The Art of Balancing the Cost and Value for Field Development

Chan, Keng Seng (PETRONAS) | Masoudi, Rahim (PETRONAS) | Othman, Mohamad (PETRONAS)



Current offshore marginal field development and mature field re-development in Malaysia consistently encountered high development cost and low recovery or incremental recovery.  Wells are being drilled and completed at a typical cost of 10 to 35 MM$ per well while the estimated ultimate recovery (EUR) per well is as low as < 0.5 MM Bbl.  The corresponding well development cost (WDC) can be higher than 20 to 70 $/Bbl.  This high WDC cost, and accordingly high UDC (including surface facilities) and UTC (including operation) cost can significantly deteriorate the commercial development feasibility of our resources. 

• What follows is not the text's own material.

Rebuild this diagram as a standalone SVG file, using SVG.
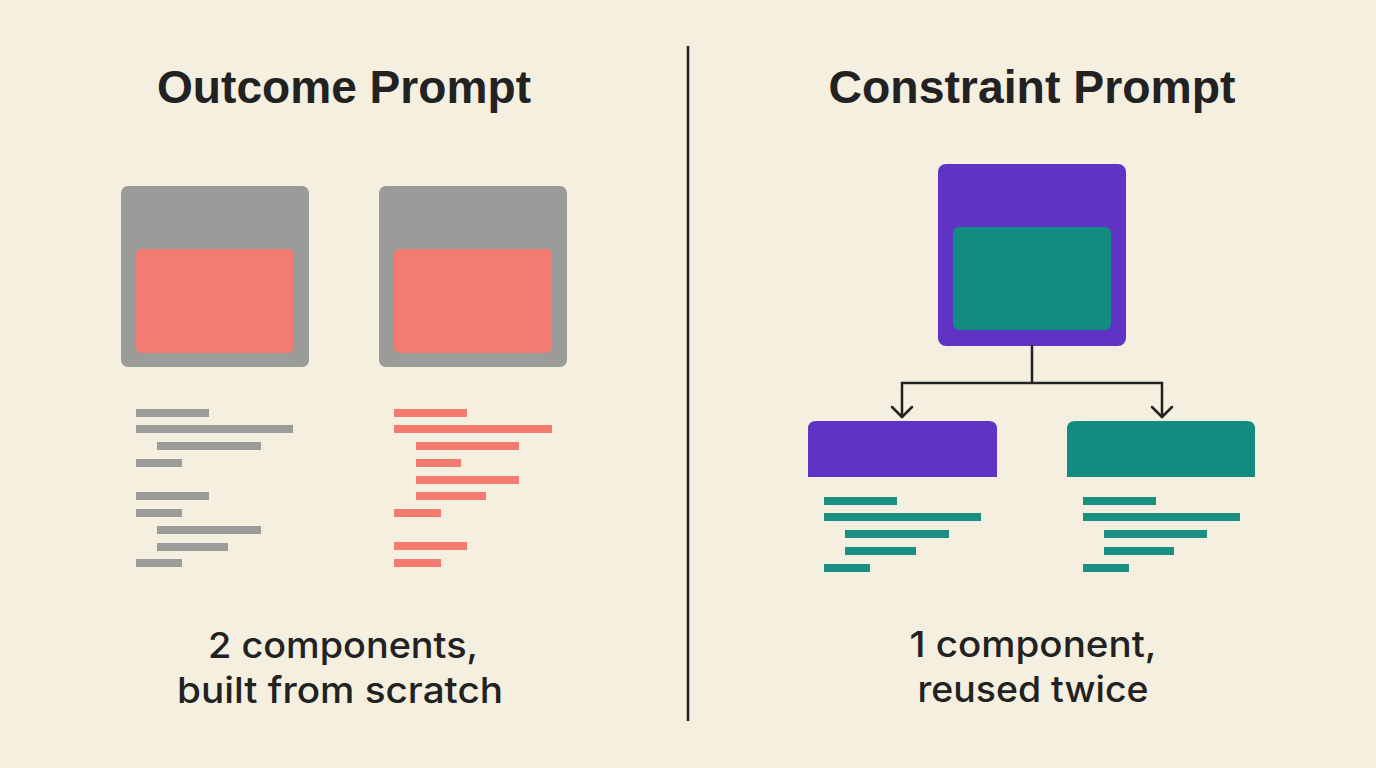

In this paper, correlations between EUR and NPV in several key field development projects were first presented to illustrate the art of balancing cost and value on increasing the EUR per well and reducing well cost in various stages of the IOR and EOR projects.  A simple chart of “Cost vs. Value” was used to determine the commercial feasibility of well construction and field development plan.  This paper also entails discussions on changing the way we do for well placement and reservoir contact well path design to optimize reservoir drainage and to reduce well counts. Then it proceeds on discussion of changing well architecture and completion design using new and advanced technical approach, methodology, and technology for optimizing down-hole flow control and sand production control, in the quest for increasing well productivity and EUR per well.

dditional examples of marginal field development, brown field redevelopment, and EOR project development were further used as exhibits to illustrate the importance of balancing the cost and value in field development planning and implementation. 


Development or redevelopment of a field involves the determination of subsurface reservoir drainage potential, the construction of a production system for life-cycle production and operation, and the implementation of a fluid and power processing, transportation and delivery system (cable, pipeline, FPSO and tankers).  The value is solely estimated based on subsurface reservoir drainage and sequential reservoir depletion plan either by reservoir model simulations or by analytical methods.  The cost is incurred by the construction of wells with optimized completions, capable of handling life-cycle oil, gas, water and sand production, by the construction and continuous modification of the surface support and fluid transportation facilities.  Figure 1 illustrated this integration on value and cost.  Well construction is the key link bridging the subsurface potential and commercial feasibility of the field development.   

Well value can certainly be optimized by well design increasing reservoir fluid contact, improving fluid displacement, maintaining or minimizing reservoir pressure decline.  This entails the determination of the optimum reservoir drainage and injection points (Ref. 1), selection of the well type (Ref. 2), optimization of well reservoir multiple contact trajectory design (Ref. 3), optimization of smart (Ref. 4), sand control (Ref. 5), and artificial lift completion (Ref. 6). 

Well cost can also be optimized by first minimizing the well counts (Ref. 7), further simplifying the well completion (Ref. 8), modifying the drilling trajectory (Ref. 9), optimizing drilling schedule and offline operation to minimize the rig days (Ref. 10).